American Patriot anti-aircraft missiles shot down two coalition aircraft in Iraq last year, and almost brought down a third. The problem was blamed on software that was unable to distinguish between incoming enemy missiles and friendly aircraft returning from a mission. The friendly aircraft were equipped with IFF (Identify, Friend or Foe) electronic devices that send out a signal to warn friendly anti-aircraft systems not to fire. The IFF did not work, and the Patriots were set to fire automatically (as incoming missiles would be moving too fast for a human operator to make the call.)
This was not the first time a complex electronic system worked in unexpected ways in combat. Electrical engineers have known, for nearly a century, that electronic signals can, in unexpected combinations, produce unpredictable results. This has become a growing problem in the last two decades as more radars and electronic warfare systems are put into service. Anti-missile systems, like the American Patriot, are particularly dangerous because, to be effective against missiles, the system has to be on "automatic." This is a known danger, because when you go to war, you bring together a lot of friendly, and enemy, electronic gear that has never been used in close proximity before. For example, during the 1991 Gulf War, it was found that Patriots electronic systems interacted in unexpected ways when certain jamming systems were used nearby. In one instance, American aircraft flying north, over Patriot batteries, found that when their jamming systems were tested (a standard procedure before entering hostile air space), those signals would sometimes trigger a nearby Patriot battery to automatically identify the passing aircraft and prepare to fire on it. The Patriot operators were able to stop the firing sequence before missiles were fired, and pilots had to be warned not to test their electronic gear while flying near a Patriot battery.
But there's still another problem that is not much talked about by pundits.
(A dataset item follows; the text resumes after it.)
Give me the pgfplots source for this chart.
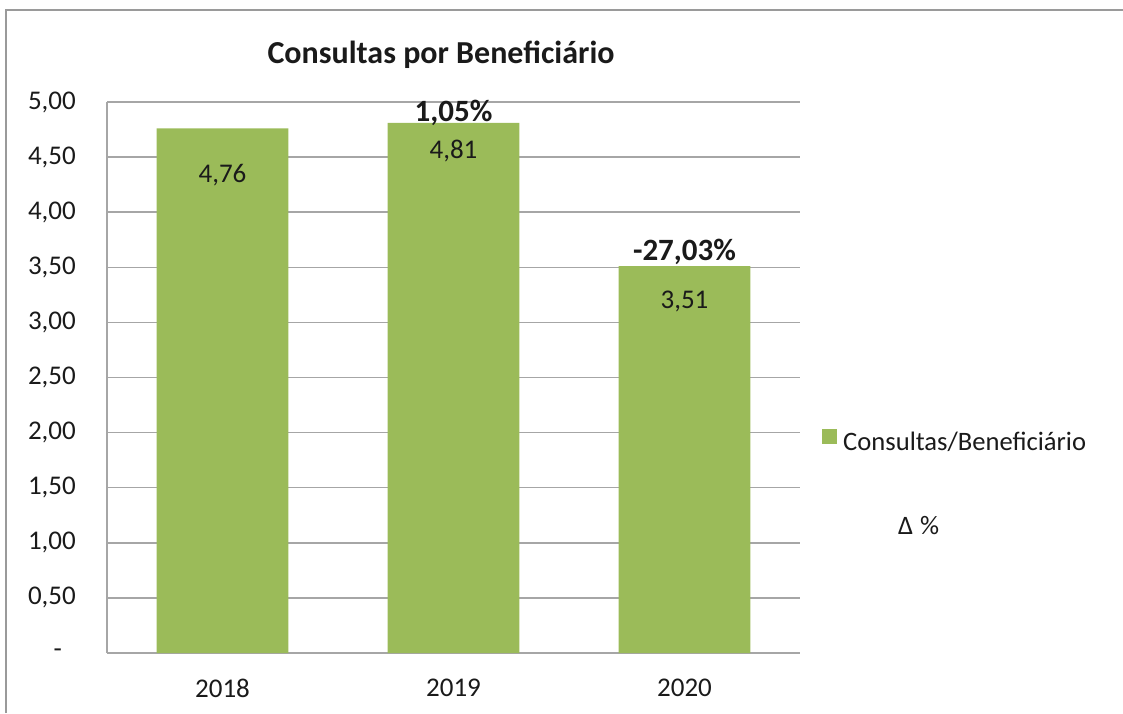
\documentclass[border=0pt]{standalone}
\usepackage{pgfplots}
\pgfplotsset{compat=1.18}
\usepackage{fontspec}
\setmainfont{Carlito}
\definecolor{bargreen}{HTML}{9BBB59}
\definecolor{gridgray}{HTML}{A6A6A6}
\definecolor{framegray}{HTML}{9A9A9A}
\definecolor{txt}{HTML}{1A1A1A}
\begin{document}
\begin{tikzpicture}[x=1pt,y=1pt]
\useasboundingbox (0,0) rectangle (1123,-713);
\draw[framegray, line width=2pt] (6,-713) -- (6,-10) -- (1123,-10);
\node[font=\fontsize{32}{38}\selectfont\bfseries, text=txt] at (441,-55) {Consultas por Beneficiário};
\begin{axis}[
  scale only axis, width=693pt, height=551pt,
  anchor=north west, at={(107pt,-102pt)},
  xmin=-0.5, xmax=2.5, ymin=0, ymax=5,
  xtick={0,1,2}, xticklabels={2018,2019,2020},
  ytick={0,0.5,1,1.5,2,2.5,3,3.5,4,4.5,5},
  yticklabels={{-\rule{14pt}{0pt}},{0,50},{1,00},{1,50},{2,00},{2,50},{3,00},{3,50},{4,00},{4,50},{5,00}},
  major tick length=0pt,
  axis lines*=left,
  axis line style={gridgray, line width=1.5pt},
  ymajorgrids, grid style={gridgray, line width=1.5pt},
  ticklabel style={font=\fontsize{27}{32}\selectfont, text=txt},
  yticklabel style={inner sep=0pt, anchor=east, xshift=-31pt},
  xticklabel style={inner sep=0pt, anchor=north, yshift=-26pt},
  /pgf/number format/assume math mode=true,
  legend style={draw=none, fill=none, inner sep=0pt, anchor=west, at={(1.0318,0.305)},
    nodes={inner sep=0pt, text height=19pt, text depth=6pt, font=\fontsize{26.6}{31}\selectfont, text=txt},
    row sep=59pt, /tikz/every odd column/.append style={column sep=6pt}},
  legend cell align=left,
]
\addplot[ybar, bar width=0.571, fill=bargreen, draw=none,
  legend image code/.code={\fill[bargreen] (0pt,0pt) rectangle (15pt,15pt);}]
  coordinates {(0,4.76) (1,4.81) (2,3.51)};
\addlegendentry{Consultas/Beneficiário}
\addlegendimage{legend image code/.code={}}
\addlegendentry{\hspace{55pt}Δ\hspace{7pt}\%}
\addplot[forget plot, draw=none, mark=none, point meta=explicit symbolic,
  nodes near coords, nodes near coords style={anchor=center, inner sep=0pt, font=\fontsize{27}{32}\selectfont, text=txt}]
  coordinates {(0,4.34) [{4,76}] (1,4.555) [{4,81}] (2,3.19) [{3,51}]};
\addplot[forget plot, draw=none, mark=none, point meta=explicit symbolic,
  nodes near coords, nodes near coords style={anchor=center, inner sep=0pt, font=\fontsize{31}{36}\selectfont\bfseries, text=txt}]
  coordinates {(1,4.90) [{1,05\%}] (2,3.64) [{-27,03\%}]};
\end{axis}
\end{tikzpicture}
\end{document}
Basically, all these electronic devices, be they radars, IFF, electronic warfare gear or whatever, do not operate in a world of black and white, but rather shades of gray. Radars, for example, are subject to all manner of interference and lowered performance. In many cases, especially in combat, what you see on your radar screen is what might be there, not what is 100 percent-definitely there. This is why commercial aircraft carry a powerful electronic beacon ("transponder") that continuously broadcasts the aircrafts location and identity. This is a lot safer than depending on radar alone. But in combat, conditions are always less than ideal. Take counterbattery radar, for example. These radars spot incoming shells and rockets, and plot where they were fired from (so your artillery battery can counter that fire, thus "counterbattery"). These radars have a lot of false positives, despite decades of tweaking the software and hardware. But it's better to have some false positives than to allow shells to get in without being properly tracked and the source of the fire identified. False positives by counterbattery radars rarely result in fatalities, but false signals from anti-missile systems are another matter, as was discovered in Iraq last year. Such problems will persist, because as quickly as solutions are found, new electronic devices appear, usually only when you've gone to war. Getting various services and nations to bring their electronic systems together periodically just to test for these fatal glitches hasn't even gotten to the proposal stage. It's too expensive, and the number of lives actually lost doesn't justify the cost when there are so many more demanding projects that need the money (like better medical gear, or better weapons.)
So expect more of the electronic unexpected. What happened in 1991 and 2003 were not exceptions, they were the inevitable.